This, I think, summed up the entire four-game series:
Golden State never needed KD. They just needed OKC to not have him.
— Carey Murdock (@CareyWWLS) March 21, 2017
And this game was in doubt for maybe the first twelve minutes, but no longer: the Warriors doubled up on the Thunder 34-17 in the second quarter and kept a double-digit margin, usually a substantial one, until everything dissolved into the bleakness of a 111-95 final. The Thunder couldn’t hit the three-pointers, but then they could barely hit the two- pointers. Then again, OKC had five in double figures, led by, um, Victor Oladipo with 17; the Warriors had only three, but Klay Thompson hung around long enough to collect 34, and Steph Curry bagged 23. Both of those guys hit seven treys; the Thunder in aggregate made only four.

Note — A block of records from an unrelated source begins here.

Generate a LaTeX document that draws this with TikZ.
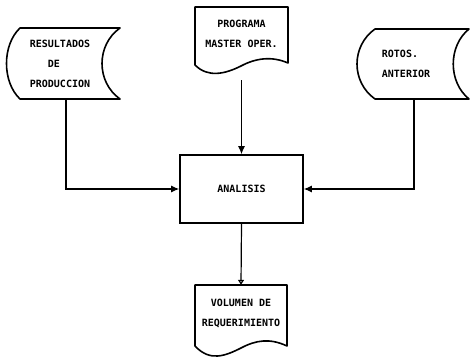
\documentclass[tikz,border=0pt]{standalone}
\usepackage{fontspec}
\setmonofont{DejaVu Sans Mono}
\usetikzlibrary{arrows.meta,positioning}
\tikzset{
  outline/.style={draw=black, line width=1.6pt, line join=round},
  labelbox/.style={font=\ttfamily\bfseries\fontsize{10}{20}\selectfont, inner sep=0pt, align=center},
  flow/.style={draw=black, line width=1.2pt, -{Latex[length=8pt,width=7pt]}},
  flowopen/.style={draw=black, line width=1.2pt, -{Triangle[open,length=5pt,width=6pt]}},
}

\begin{document}
\begin{tikzpicture}[x=1pt,y=-1pt]
\useasboundingbox (0,0) rectangle (470,358);
% stored data and document outlines
\draw[outline] (20,28) -- (120,28) .. controls (96,45) and (96,82) .. (120,99) -- (20,99) .. controls (2,82) and (2,45) .. (20,28) -- cycle;
\draw[outline] (375,29) -- (469,29) .. controls (448,46) and (448,82) .. (469,99) -- (375,99) .. controls (351,82) and (351,46) .. (375,29) -- cycle;
\draw[outline] (195,7) -- (288,7) -- (288,63) .. controls (272,56) and (256,58) .. (241,66) .. controls (225,74) and (208,78) .. (195,65) -- cycle;
\draw[outline] (195,285) -- (287,285) -- (287,346) .. controls (270,338) and (256,340) .. (241,348) .. controls (225,356) and (210,362) .. (195,346) -- cycle;
% texts
\node[labelbox, align=left, minimum width=106pt, minimum height=71pt] (res) at (60,63.5) {RESULTADOS\\\hphantom{RES}DE\\PRODUCCION};
\node[labelbox, minimum width=93pt, minimum height=53pt] (prog) at (241.5,33.5) {PROGRAMA\\MASTER OPER.};
\node[labelbox, align=left, minimum width=98pt, minimum height=70pt] (rotos) at (406,64) {ROTOS.\\ANTERIOR};
\node[labelbox, draw, line width=1.6pt, minimum width=123pt, minimum height=68pt] (ana) at (241.5,189) {ANALISIS};
\node[labelbox, minimum width=92pt, minimum height=56pt] (vol) at (241,313) {VOLUMEN DE\\REQUERIMIENTO};
% connectors
\draw[flow] ([xshift=6pt]res.south) |- (ana.west);
\draw[flow] ([xshift=8pt]rotos.south) |- (ana.east);
\draw[flow, shorten <=20pt] (prog.south) -- (ana.north);
\draw[flowopen] (ana.south) -- (vol.north);
\end{tikzpicture}
\end{document}
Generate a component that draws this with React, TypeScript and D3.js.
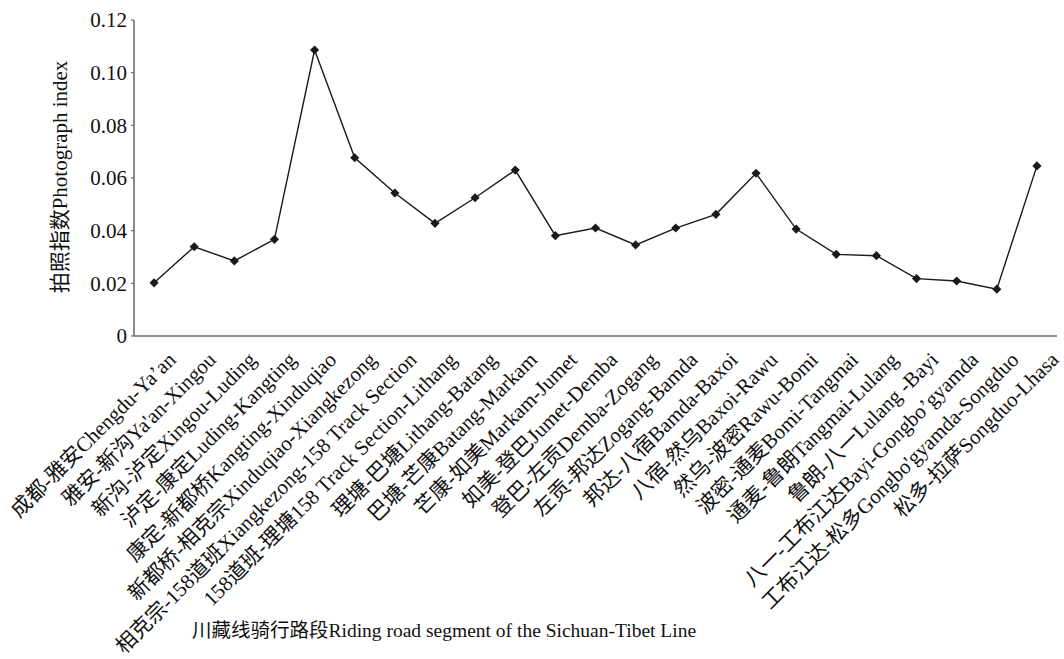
import React from "react";
import * as d3 from "d3";

const categories: string[] = [
  "成都-雅安Chengdu-Ya’an",
  "雅安-新沟Ya'an-Xingou",
  "新沟-泸定Xingou-Luding",
  "泸定-康定Luding-Kangting",
  "康定-新都桥Kangting-Xinduqiao",
  "新都桥-相克宗Xinduqiao-Xiangkezong",
  "相克宗-158道班Xiangkezong-158 Track Section",
  "158道班-理塘158 Track Section-Lithang",
  "理塘-巴塘Lithang-Batang",
  "巴塘-芒康Batang-Markam",
  "芒康-如美Markam-Jumet",
  "如美-登巴Jumet-Demba",
  "登巴-左贡Demba-Zogang",
  "左贡-邦达Zogang-Bamda",
  "邦达-八宿Bamda-Baxoi",
  "八宿-然乌Baxoi-Rawu",
  "然乌-波密Rawu-Bomi",
  "波密-通麦Bomi-Tangmai",
  "通麦-鲁朗Tangmai-Lulang",
  "鲁朗-八一Lulang -Bayi",
  "八一-工布江达Bayi-Gongbo’gyamda",
  "工布江达-松多Gongbo'gyamda-Songduo",
  "松多-拉萨Songduo-Lhasa",
];

const photoIndex: number[] = [
  0.0202, 0.0339, 0.0285, 0.0367, 0.1086, 0.0677, 0.0543, 0.0428, 0.0525,
  0.063, 0.0381, 0.041, 0.0346, 0.041, 0.0462, 0.0618, 0.0406, 0.031,
  0.0305, 0.0218, 0.0209, 0.0178, 0.0646,
];

const yTicks: number[] = [0, 0.02, 0.04, 0.06, 0.08, 0.1, 0.12];
const yTickLabels: string[] = ["0", "0.02", "0.04", "0.06", "0.08", "0.10", "0.12"];

const yTitle = "拍照指数Photograph index";
const xTitle = "川藏线骑行路段Riding road segment of the Sichuan-Tibet Line";

const W = 1064;
const H = 659;
const FONT = "'Liberation Serif', 'Times New Roman', 'Noto Sans CJK SC', serif";

export default function App() {
  const left = 134;
  const right = 1057;
  const top = 20;
  const bottom = 336;

  const x = d3
    .scaleBand<string>()
    .domain(categories.map((_, i) => String(i)))
    .range([left, right])
    .paddingInner(0)
    .paddingOuter(0);
  const y = d3.scaleLinear().domain([0, 0.12]).range([bottom, top]);

  const cx = (i: number) => (x(String(i)) as number) + x.bandwidth() / 2;

  const line = d3
    .line<number>()
    .x((_, i) => cx(i))
    .y((d) => y(d));

  const diamond = d3.symbol().type(d3.symbolSquare).size(42)() as string;

  return (
    <svg
      width={W}
      height={H}
      style={{ position: "absolute", left: 0, top: 0, background: "#fff" }}
      fontFamily={FONT}
    >
      {/* Y axis */}
      <line x1={left} y1={top} x2={left} y2={bottom} stroke="#6e6e6e" strokeWidth={1.6} />
      {yTicks.map((t, i) => (
        <g key={i}>
          <line x1={left - 3} x2={left} y1={y(t)} y2={y(t)} stroke="#6e6e6e" strokeWidth={1.2} />
          <text
            x={127}
            y={y(t)}
            dy="0.35em"
            textAnchor="end"
            fontSize={21}
            fill="#111"
          >
            {yTickLabels[i]}
          </text>
        </g>
      ))}
      {/* X axis */}
      <line x1={left} y1={bottom} x2={right} y2={bottom} stroke="#6e6e6e" strokeWidth={1.6} />

      {/* Line */}
      <path d={line(photoIndex) || ""} fill="none" stroke="#1a1a1a" strokeWidth={1.4} />
      {photoIndex.map((v, i) => (
        <path
          key={i}
          d={diamond}
          transform={`translate(${cx(i)},${y(v)}) rotate(45)`}
          fill="#1a1a1a"
        />
      ))}

      {/* Category labels */}
      {categories.map((c, i) => (
        <text
          key={i}
          transform={`translate(${cx(i) + 23},${bottom + 25}) rotate(-45)`}
          textAnchor="end"
          fontSize={21}
          fill="#111"
        >
          {c}
        </text>
      ))}

      {/* Axis titles */}
      <text
        transform={`translate(67,177) rotate(-90)`}
        textAnchor="middle"
        fontSize={21}
        fill="#111"
      >
        {yTitle}
      </text>
      <text x={192} y={637} fontSize={19.5} fill="#111">
        {xTitle}
      </text>
    </svg>
  );
}
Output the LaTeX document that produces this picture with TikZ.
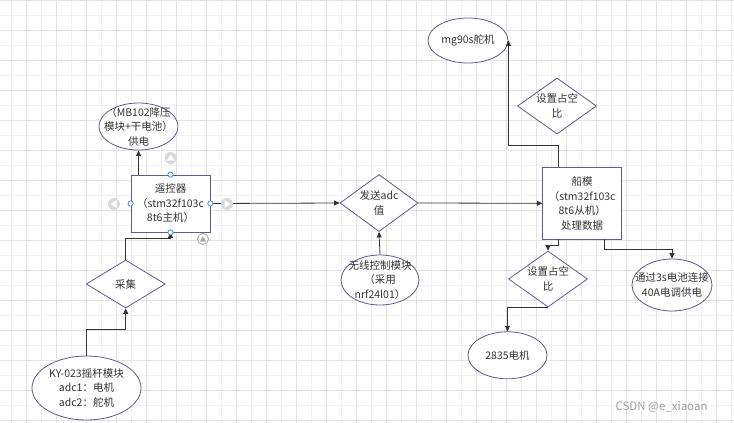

The game had its absurd moments, most notably a second-quarter dustup that resulted in quadruple technicals. (I am not making this up. Ticketed: Curry, allegedly the instigator; Russell Westbrook; Semaj Christon; Draymond Green.) Westbrook didn’t even come close to a double-double, let alone a triple. (Enes Kanter had the only double-double on either side: 15 points, 10 rebounds.) Golden State had a smallish 46-40 edge in rebounds, a bigger one — 28-18 — in assists, and were at least marginally acceptable at the free-throw line, collecting 16 of 21. The Thunder had no trouble getting to the line, the Warriors’ reputation for Never Ever Fouling notwithstanding, but it didn’t make much difference, as they missed 14 of 31.
Twelve games to go and 40-30. Now what? OKC probably can’t really aspire to a finish much higher than fifth or sixth. The Grizzlies, also 40-30, got to that point by winning four straight. It’s highly unlikely the Thunder will slump their way out of the playoffs entirely. The next game, against the 76ers, should come close to icing that playoff spot.